Extrait de "Nous racontons notre vie" 2023-24
Présentation
Je suis née en 1965, au Mozambique, une ancienne colonie portugaise. Je suis de nationalité portugaise. Je suis née dans une voiture, une Coccinelle. Mes parents étaient en promenade au bord de la mer lorsque j’ai décidé d’arriver au monde.
Ma vie a connu beaucoup d’événements compliqués et tristes, beaucoup de changements. Je suis arrivée en Belgique en 2010 pour le travail et je me sens encore étrangère ici. Je ressens de la confusion dans mes souvenirs, car je manque de repères familiaux.
Enfance
J’ai grandi au Mozambique jusqu’à mes 10 ans. C’est grâce à des photos de famille faites par mon père que je peux me souvenir de cette période, car, étonnamment, j’ai très peu de mémoire de cela. D’après les photos, je vivais dans une famille soudée et bienveillante, dans le contexte colonial des années 1960. Mon père a été muté plusieurs fois au Mozambique. D’après les photos, je suis allée à l’école chez les religieuses et aussi à l’école publique avec les enfants africains.

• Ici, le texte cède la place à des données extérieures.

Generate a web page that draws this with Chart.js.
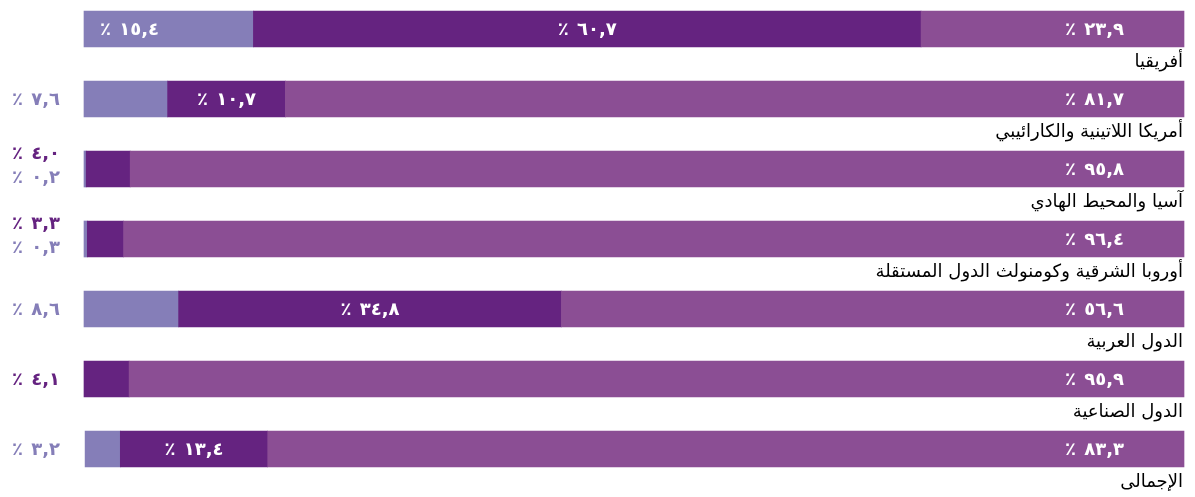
<!DOCTYPE html>
<html lang="ar">
<head>
<meta charset="utf-8">
<script src="https://cdn.jsdelivr.net/npm/chart.js@4.4.1/dist/chart.umd.min.js"></script>
<style>
  html, body { margin: 0; padding: 0; background: #ffffff; }
  #wrap { width: 1195px; height: 497px; position: relative; }
</style>
</head>
<body>
<div id="wrap"><canvas id="c"></canvas></div>
<script>
const categories = [
  "أفريقيا",
  "أمريكا اللاتينية والكارائيبي",
  "آسيا والمحيط الهادي",
  "أوروبا الشرقية وكومنولث الدول المستقلة",
  "الدول العربية",
  "الدول الصناعية",
  "الإجمالى"
];
const seriesMain  = [23.9, 81.7, 95.8, 96.4, 56.6, 95.9, 83.3];
const seriesDark  = [60.7, 10.7, 4.0, 3.3, 34.8, 4.1, 13.4];
const seriesLight = [15.4, 7.6, 0.2, 0.3, 8.6, null, 3.2];

const COL_MAIN = '#8b4e94';
const COL_DARK = '#652380';
const COL_LIGHT = '#857eb8';

const AR_DIGITS = '٠١٢٣٤٥٦٧٨٩';
function fmt(v) {
  const s = v.toFixed(1).replace('.', ',');
  const ar = s.replace(/[0-9]/g, d => AR_DIGITS[+d]);
  return '٪ ' + ar;
}

const labelPlugin = {
  id: 'labels',
  afterDatasetsDraw(chart) {
    const ctx = chart.ctx;
    const x = chart.scales.x;
    ctx.save();
    ctx.direction = 'ltr';
    ctx.textBaseline = 'middle';
    const numFont = 'bold 18px "DejaVu Sans"';
    for (let i = 0; i < categories.length; i++) {
      const mMain = chart.getDatasetMeta(0).data[i];
      const mDark = chart.getDatasetMeta(1).data[i];
      const mLight = chart.getDatasetMeta(2).data[i];
      const cy = mMain.y;
      const hh = mMain.height / 2;
      ctx.font = numFont;
      ctx.letterSpacing = '2px';
      ctx.fillStyle = '#ffffff';
      ctx.textAlign = 'right';
      ctx.fillText(fmt(seriesMain[i]), x.getPixelForValue(0) - 60, cy + 1);
      const outside = [];
      const dv = seriesDark[i];
      if (dv != null) {
        if (dv >= 10) {
          ctx.fillStyle = '#ffffff';
          ctx.textAlign = 'center';
          const cx = (mDark.x + mDark.base) / 2;
          ctx.fillText(fmt(dv), cx, cy + 1);
        } else outside.push([dv, COL_DARK]);
      }
      const lv = seriesLight[i];
      if (lv != null) {
        if (lv >= 10) {
          ctx.fillStyle = '#ffffff';
          ctx.textAlign = 'left';
          ctx.fillText(fmt(lv), Math.min(mLight.x, mLight.base) + 16, cy + 1);
        } else outside.push([lv, COL_LIGHT]);
      }
      ctx.textAlign = 'left';
      if (outside.length === 1) {
        ctx.fillStyle = outside[0][1];
        ctx.fillText(fmt(outside[0][0]), 12, cy + 1);
      } else if (outside.length === 2) {
        ctx.fillStyle = outside[0][1];
        ctx.fillText(fmt(outside[0][0]), 12, cy - hh + 3);
        ctx.fillStyle = outside[1][1];
        ctx.fillText(fmt(outside[1][0]), 12, cy + hh - 9);
      }
      ctx.letterSpacing = '0px';
      ctx.font = '18px "DejaVu Sans"';
      ctx.fillStyle = '#000000';
      ctx.textAlign = 'right';
      ctx.direction = 'rtl';
      ctx.fillText(categories[i], x.getPixelForValue(0) - 1, cy + hh + 15);
      ctx.direction = 'ltr';
    }
    ctx.restore();
  }
};

new Chart(document.getElementById('c'), {
  type: 'bar',
  data: {
    labels: categories,
    datasets: [
      { data: seriesMain, backgroundColor: COL_MAIN, clip: false },
      { data: seriesDark, backgroundColor: COL_DARK, clip: false },
      { data: seriesLight, backgroundColor: COL_LIGHT, clip: false }
    ]
  },
  options: {
    indexAxis: 'y',
    responsive: true,
    maintainAspectRatio: false,
    animation: false,
    layout: { padding: { left: 84, right: 11, top: 29, bottom: 48 } },
    datasets: { bar: { barThickness: 36, borderWidth: 0 } },
    plugins: { legend: { display: false }, tooltip: { enabled: false } },
    scales: {
      x: { stacked: true, reverse: true, min: 0, max: 100, display: false },
      y: { stacked: true, offset: false, display: false }
    }
  },
  plugins: [labelPlugin]
});
</script>
</body>
</html>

Au moment de l’indépendance, en 1975, mes deux sœurs et moi avons été envoyées, seules, au Portugal, car mes parents avaient très peur que quelque chose de grave nous arrive. On a logé pendant 2 années dans des familles d’accueil, en étant séparées de nos parents. La première famille où je suis tombée habitait à la campagne, au nord-est du Portugal. C’était une famille de grands propriétaires terriens. Aujourd’hui, j’ai la nostalgie de cette nature et de la montagne, même si je n’y ai vécu que quelques mois.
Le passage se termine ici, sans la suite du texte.